Around 5,000 passengers had their flights cancelled on Thursday 12 July as a quarter of Ryanair’s Ireland-based pilots proceeded with industrial action.

Europe’s largest budget carrier was forced to cancel flights between Ireland and the United Kingdom, namely flights to and from Gatwick along with four linking Birmingham, Bristol, Liverpool, Manchester and Newcastle with Dublin. Round trips to Stansted and Glasgow were also grounded.

Members of the Irish Air Line Pilots’ Association, a branch of the Fórsa union, are in dispute with Ryanair over the working conditions of Irish pilots. Despite accepting an invitation to a company meeting on Wednesday, the union did not call the action off and around 25 per cent of Irish pilots walked out.

“Despite offering to meet our pilots and the Fórsa union at a neutral venue on Wednesday at 10am, the union has confirmed again today that they expect Thursdays strike by 27 per cent of our Irish pilots to go ahead. We regrettably must plan for some disruptions on Thursday, and try to minimise their impact, especially upon Irish customers and their families travelling on holidays to Portugal, France, Spain, Italy and Greece,” Ryanair said in a statement on Tuesday.

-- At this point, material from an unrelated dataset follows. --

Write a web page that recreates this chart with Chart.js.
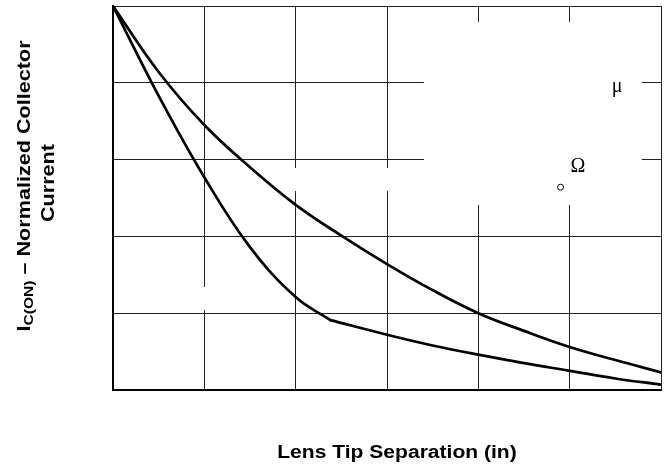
<!DOCTYPE html>
<html>
<head>
<meta charset="utf-8">
<script src="https://cdn.jsdelivr.net/npm/chart.js@4.4.0/dist/chart.umd.min.js"></script>
<style>
  html, body { margin: 0; padding: 0; background: #fff; }
</style>
</head>
<body>
<canvas id="chart" width="664" height="470"></canvas>
<script>
// lens tip separation (grid units) and normalized collector current
const sepUpper = [0, 0.5, 1, 1.5, 2, 2.5, 3, 3.5, 4, 4.5, 5, 5.5, 6];
const currentUpper = [5, 4.14, 3.45, 2.90, 2.41, 2.01, 1.64, 1.30, 1.00, 0.77, 0.56, 0.39, 0.23];
// lower curve has a corner at 2.38, drawn as two pieces meeting there
const sepLower = [0, 0.5, 1, 1.5, 2, 2.38, 3, 3.5, 4, 4.5, 5, 5.5, 6];
const currentLower = [5, 3.83, 2.77, 1.86, 1.21, 0.91, 0.72, 0.58, 0.46, 0.35, 0.25, 0.15, 0.07];
const lowerCorner = 5;
const xGrid = [0, 6];
const yGrid = [0, 5];

const yTitle1 = ['I', 'C(ON)', ' \u2013 Normalized Collector'];
const yTitle2 = 'Current';
const xTitle = 'Lens Tip Separation (in)';

// blank patches in the grid (data units: x0, x1, yTop, yBottom)
const blanks = [
  [3.405, 5.79, 4.79, 2.41],
  [1.94, 3.41, 2.89, 2.59],
  [0.9, 1.12, 1.34, 1.04]
];
const symbols = [
  { t: '\u03bc', x: 5.52, y: 3.88 },
  { t: '\u03a9', x: 5.09, y: 2.84 }
];
const ring = { x: 4.90, y: 2.64 };

function toPoints(xs, ys) {
  return xs.map((v, i) => ({ x: v, y: ys[i] }));
}

function drawParts(ctx, parts, cx, cy, rot, sx) {
  ctx.save();
  ctx.translate(cx, cy);
  ctx.rotate(rot);
  ctx.scale(sx, 1);
  ctx.fillStyle = '#000';
  ctx.textAlign = 'left';
  ctx.textBaseline = 'alphabetic';
  let total = 0;
  parts.forEach(p => {
    ctx.font = p.font;
    p.w = ctx.measureText(p.t).width;
    total += p.w;
  });
  let pos = -total / 2;
  parts.forEach(p => {
    ctx.font = p.font;
    ctx.fillText(p.t, pos, p.dy || 0);
    pos += p.w;
  });
  ctx.restore();
}

const bigFont = 'bold 18px "Liberation Sans", Arial, sans-serif';
const subFont = 'bold 13px "Liberation Sans", Arial, sans-serif';

const paper = {
  id: 'paper',
  beforeDatasetsDraw(chart) {
    const { ctx, scales: { x, y } } = chart;
    ctx.save();
    ctx.fillStyle = '#fff';
    blanks.forEach(b => {
      const x0 = x.getPixelForValue(b[0]), x1 = x.getPixelForValue(b[1]);
      const y0 = y.getPixelForValue(b[2]), y1 = y.getPixelForValue(b[3]);
      ctx.fillRect(x0, y0, x1 - x0, y1 - y0);
    });
    ctx.restore();
  },
  afterDatasetsDraw(chart) {
    const { ctx, scales: { x, y } } = chart;
    ctx.save();
    ctx.fillStyle = '#000';
    ctx.font = '20px "Liberation Serif", "Times New Roman", serif';
    ctx.textAlign = 'center';
    ctx.textBaseline = 'alphabetic';
    symbols.forEach(s => ctx.fillText(s.t, x.getPixelForValue(s.x), y.getPixelForValue(s.y)));
    ctx.beginPath();
    ctx.arc(x.getPixelForValue(ring.x), y.getPixelForValue(ring.y), 3, 0, Math.PI * 2);
    ctx.lineWidth = 1;
    ctx.strokeStyle = '#000';
    ctx.stroke();
    ctx.restore();
  },
  afterDraw(chart) {
    const ctx = chart.ctx;
    drawParts(ctx, [
      { t: yTitle1[0], font: bigFont },
      { t: yTitle1[1], font: subFont, dy: 3 },
      { t: yTitle1[2], font: bigFont }
    ], 30, 186, -Math.PI / 2, 1.2);
    drawParts(ctx, [{ t: yTitle2, font: bigFont }], 54, 183, -Math.PI / 2, 1.2);
    drawParts(ctx, [{ t: xTitle, font: bigFont }], 397, 458, 0, 1.17);
  }
};

const lineStyle = {
  borderColor: '#000',
  borderWidth: 2.7,
  pointRadius: 0,
  showLine: true,
  fill: false,
  tension: 0.4,
  borderCapStyle: 'round'
};

const lowerPts = toPoints(sepLower, currentLower);

const ctx = document.getElementById('chart').getContext('2d');
const myChart = new Chart(ctx, {
  type: 'scatter',
  data: {
    datasets: [
      Object.assign({ label: 'upper', data: toPoints(sepUpper, currentUpper) }, lineStyle),
      Object.assign({ label: 'lower', data: lowerPts.slice(0, lowerCorner + 1) }, lineStyle),
      Object.assign({ label: 'lower tail', data: lowerPts.slice(lowerCorner) }, lineStyle)
    ]
  },
  options: {
    responsive: false,
    animation: false,
    layout: { padding: { left: 113, top: 6, right: 3, bottom: 80 } },
    plugins: { legend: { display: false }, tooltip: { enabled: false } },
    scales: {
      x: {
        type: 'linear', min: xGrid[0], max: xGrid[1],
        ticks: { display: false, stepSize: 1 },
        grid: { color: '#222', lineWidth: 1, drawTicks: false },
        border: { display: true, color: '#000', width: 2 }
      },
      y: {
        type: 'linear', min: yGrid[0], max: yGrid[1],
        ticks: { display: false, stepSize: 1 },
        grid: { color: '#222', lineWidth: 1, drawTicks: false },
        border: { display: true, color: '#000', width: 2 }
      }
    }
  },
  plugins: [paper]
});
</script>
</body>
</html>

“We will do this by cancelling a number of flights on high frequency routes from Ireland to London and other UK province destinations where customers can transfer readily to other flights on Thursday or switch their travel to earlier flights tomorrow (Wednesday) or later on Friday, Saturday or subsequent days.”

Today, the carrier posted on Twitter that they “respect but regret the decision of 25 per cent of our Irish pilots to go on strike, but believe that they should take up our offer of working groups so we can resolve these issues.”

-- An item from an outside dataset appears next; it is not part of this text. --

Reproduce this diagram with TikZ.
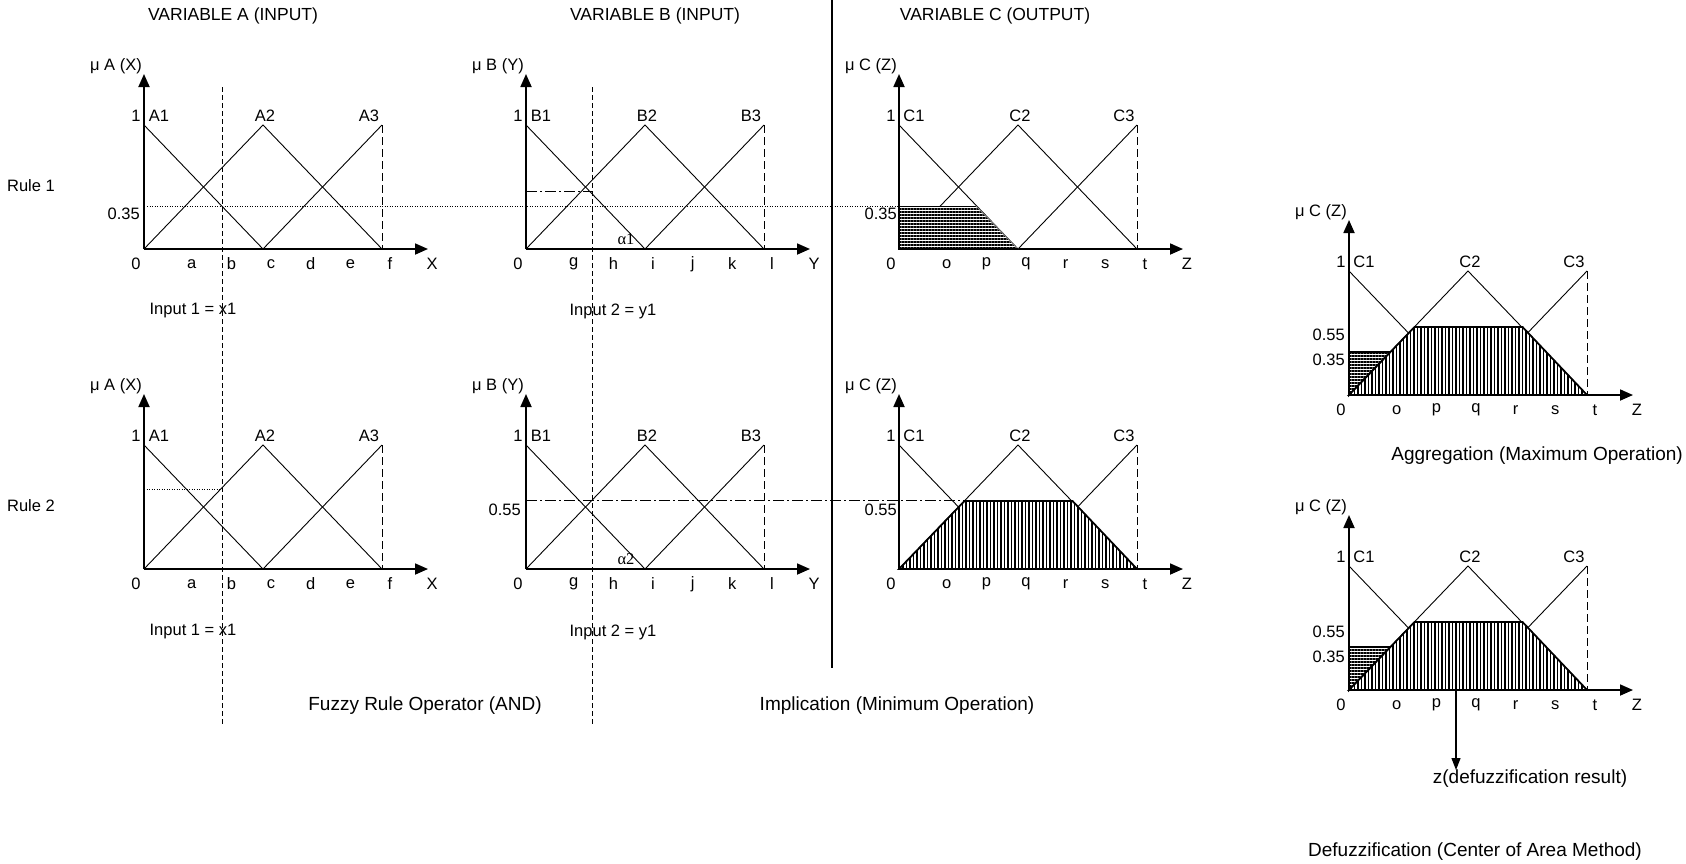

Later they wrote in another tweet that the first wave of 26 Dublin-based aircraft departed without disruptions.

The carrier is about to undergo another set of industrial actions. Cabin crew in Belgium, Portugal and Italy will strike on cabin crew in Belgium and Portugal are planning 48-hour strikes on 25 and 26 July and their colleges in Italy will join on 25 July with a 24-hour walkout.

The The International Transport Workers’ Federation (ITF) and European Transport Workers’ Federation (ETF), who represent cabin crew, released a statement of support for the pilots’ strike.

This said: “The IALPA has been demanding fair treatment for Ryanair pilots for over a decade. In December 2017, facing strikes over the Christmas period, the company finally agreed to recognise trade unions for the first time. This move was supposed to mark a new era of industrial relations at Ryanair.

“Yet, six months on, there have been no concrete improvements in pay or working conditions for any Ryanair workers. It is a sign of the company’s failure to deliver real change that pilots in its home country must resort to industrial action to make their voices heard.

“One day after the IALPA strike announcement, cabin crew published a Ryanair Crew Charter outlining their demands. Rather than engaging with crew in good faith, the company immediately denounced the charter as “pointless”. ITF/ETF affiliates in four other countries have announced cabin crew strike action for 25 and 26 July.

“The ITF and the ETF support all lawful industrial action undertaken by their affiliates in an effort to win a fair deal for Ryanair workers.”